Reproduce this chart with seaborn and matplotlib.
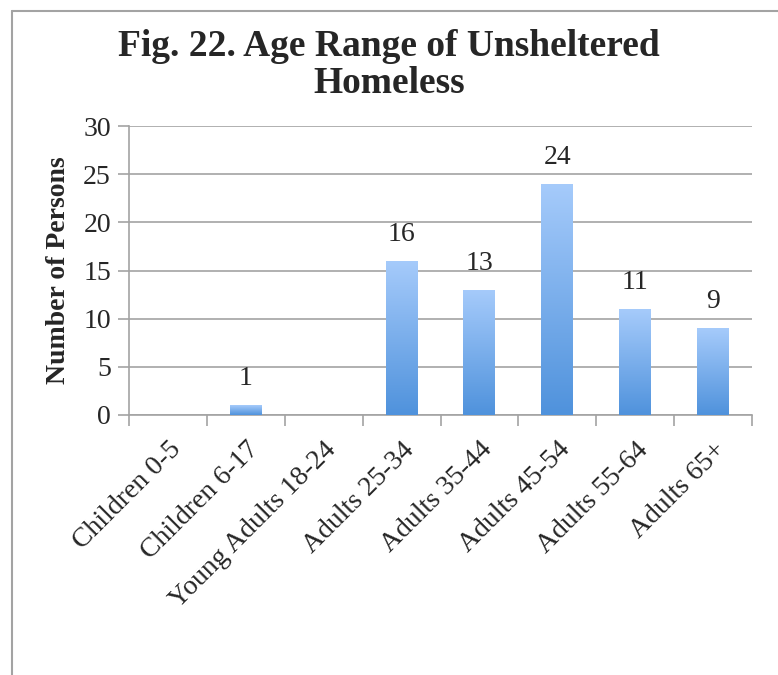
import numpy as np
import pandas as pd
import matplotlib
matplotlib.use('Agg')
import matplotlib.pyplot as plt
from matplotlib.colors import LinearSegmentedColormap
from matplotlib.lines import Line2D
import seaborn as sns

categories = ['Children 0-5', 'Children 6-17', 'Young Adults 18-24', 'Adults 25-34',
              'Adults 35-44', 'Adults 45-54', 'Adults 55-64', 'Adults 65+']
persons = [0, 1, 0, 16, 13, 24, 11, 9]
yticks = [0, 5, 10, 15, 20, 25, 30]

df = pd.DataFrame({'age': categories, 'persons': persons})

sns.set_style('white')
plt.rcParams['font.family'] = ['Liberation Serif', 'DejaVu Serif']

fig = plt.figure(figsize=(7.78, 6.75), dpi=100)
ax = fig.add_axes([129 / 778, 1 - 415 / 675, 623 / 778, 289 / 675])

sns.barplot(df, x='age', y='persons', width=0.41, color='#6fa6e6', ax=ax, zorder=2)

# vertical gradient inside each bar, light at the top, darker at the bottom
grad = LinearSegmentedColormap.from_list('bar', ['#4f92dc', '#a6cbfb'])
g = np.linspace(0, 1, 256).reshape(-1, 1)
for p in ax.patches:
    x0, y0 = p.get_x(), p.get_y()
    w, h = p.get_width(), p.get_height()
    if h <= 0:
        p.set_visible(False)
        continue
    im = ax.imshow(g, cmap=grad, aspect='auto', origin='lower',
                   extent=[x0, x0 + w, y0, y0 + h], zorder=3)
    im.set_clip_path(p)
    p.set_facecolor('none')
    p.set_edgecolor('none')

for i, v in enumerate(persons):
    if v > 0:
        ax.annotate(str(v), (i, v), xytext=(0, 10), textcoords='offset points',
                    ha='center', va='bottom', fontsize=20)

ax.set_xlim(-0.5, len(categories) - 0.5)
ax.set_ylim(0, 30)
ax.set_yticks(yticks)
ax.set_yticklabels([str(t) for t in yticks], fontsize=20)
ax.yaxis.grid(True, color='#a3a3a3', linewidth=1.2, zorder=0)
ax.set_axisbelow(True)

# ticks between categories, labels at centres
ax.set_xticks(np.arange(-0.5, len(categories), 1.0))
ax.set_xticklabels([])
ax.set_xticks(np.arange(len(categories)), minor=True)
ax.set_xticklabels(categories, minor=True, rotation=45, ha='right',
                   rotation_mode='anchor', fontsize=20)
ax.tick_params(axis='x', which='minor', length=0, pad=16)
ax.tick_params(axis='x', which='major', length=8, width=1.2, color='#a3a3a3', direction='out')
ax.tick_params(axis='y', length=8, width=1.2, color='#a3a3a3', direction='out', pad=5)
ax.tick_params(bottom=True, left=True, which='both')

for s in ['top', 'right']:
    ax.spines[s].set_visible(False)
for s in ['left', 'bottom']:
    ax.spines[s].set_color('#a3a3a3')
    ax.spines[s].set_linewidth(1.2)

ax.set_xlabel('')
ax.set_ylabel('Number of Persons', fontsize=20, fontweight='bold', labelpad=9)

fig.text(0.5, 1 - 65 / 675, 'Fig. 22. Age Range of Unsheltered\nHomeless',
         ha='center', va='center', fontsize=27, fontweight='bold', linespacing=1.05)

# outer frame (left and top edges)
fig.add_artist(Line2D([12 / 778, 12 / 778], [0, 1 - 11 / 675], transform=fig.transFigure,
                      color='#a3a3a3', linewidth=1.5))
fig.add_artist(Line2D([12 / 778, 1], [1 - 11 / 675, 1 - 11 / 675], transform=fig.transFigure,
                      color='#a3a3a3', linewidth=1.5))

fig.savefig('out.png', dpi=100)
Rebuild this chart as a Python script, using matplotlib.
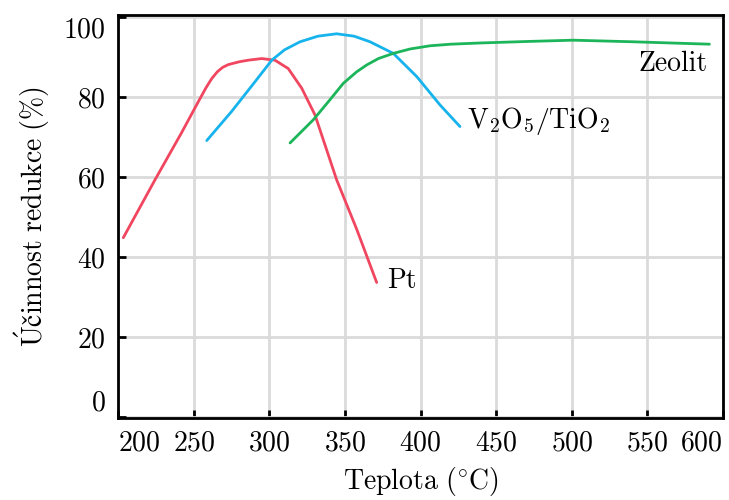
import matplotlib
matplotlib.use('Agg')
import matplotlib.pyplot as plt

plt.rcParams['font.family'] = ['cmr10', 'STIXGeneral']
plt.rcParams['mathtext.fontset'] = 'cm'
plt.rcParams['axes.formatter.use_mathtext'] = True

# data
pt_x = [203.3, 224.3, 241.9, 252.9, 258, 261.8, 265.5, 269, 272.8, 280, 286, 294.8, 303.6, 312.4,
        321.3, 330.1, 344.4, 357.7, 370.9]
pt_y = [44.8, 59.3, 71.1, 78.8, 82.3, 84.6, 86.3, 87.4, 88.1, 88.8, 89.2, 89.6, 89.2, 87.1,
        82.2, 75.5, 59.3, 46.9, 33.6]

v_x = [258.5, 275, 290.4, 301.5, 310, 320.2, 332, 344.4, 356, 366.5, 381.9, 397.4, 412.8, 426]
v_y = [69.1, 76.4, 83.8, 89.2, 91.8, 93.8, 95.2, 95.8, 95.2, 93.8, 90.9, 85.1, 78, 72.6]

z_x = [313.6, 329, 340, 348.8, 357.7, 364.3, 372, 381.9, 393, 406.2, 420, 439.2, 472.3, 501,
       540.6, 591]
z_y = [68.5, 74.3, 79.3, 83.4, 86.3, 88, 89.6, 90.9, 92, 92.8, 93.2, 93.5, 93.9, 94.2,
       93.8, 93.2]

xticks = [200, 250, 300, 350, 400, 450, 500, 550, 600]
yticks = [0, 20, 40, 60, 80, 100]

fig = plt.figure(figsize=(7.29, 5.0), dpi=100)
ax = fig.add_axes([0.1623, 0.164, 0.8295, 0.806])

kw = dict(lw=2.0, solid_capstyle='round', solid_joinstyle='round')
ax.plot(pt_x, pt_y, color='#f0465f', **kw)
ax.plot(v_x, v_y, color='#17b3ec', **kw)
ax.plot(z_x, z_y, color='#1cb55a', **kw)

fs = 20
ax.text(377.5, 34, 'Pt', fontsize=fs, va='center', ha='left')
ax.text(430.4, 73.9, r'$\mathrm{V_2O_5/TiO_2}$', fontsize=fs, va='center', ha='left')
ax.text(590, 88.3, 'Zeolit', fontsize=fs, va='center', ha='right')

ax.set_xlim(200, 600)
ax.set_ylim(-0.3, 100.5)
ax.set_xticks(xticks)
ax.set_yticks(yticks)
ax.grid(True, color='#dadada', lw=2.0)
ax.set_axisbelow(True)
for s in ax.spines.values():
    s.set_linewidth(2.0)

ax.tick_params(direction='in', length=6, width=2.0, labelsize=fs, pad=9)
# edge labels pushed inside
xl = ax.get_xticklabels()
xl[0].set_ha('left')
xl[-1].set_ha('right')
yl = ax.get_yticklabels()
yl[0].set_va('bottom')
yl[-1].set_va('top')

ax.set_xlabel(r'$\mathrm{Teplota\ (^{\circ}C)}$', fontsize=fs, labelpad=6)
ax.set_ylabel(r'$\mathrm{\acute{U}činnost\ redukce\ (\%)}$', fontsize=fs, labelpad=8)

fig.savefig('out.png', dpi=100)
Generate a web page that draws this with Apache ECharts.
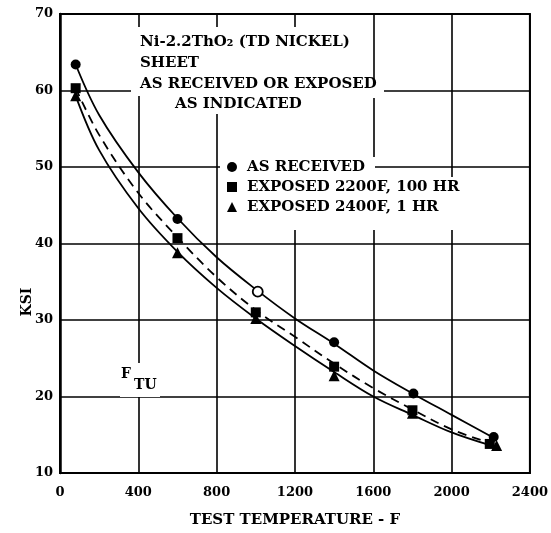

- - - - - - -

Return the material line for line, from its beginning to the line that contains "import seaborn as sns", with the pictures left out.

• EXERCISE ANSWER:
Reproduce this chart with seaborn and matplotlib.
import numpy as np
import pandas as pd
import matplotlib
matplotlib.use('Agg')
import matplotlib.pyplot as plt
from matplotlib.colors import LinearSegmentedColormap
from matplotlib.lines import Line2D
import seaborn as sns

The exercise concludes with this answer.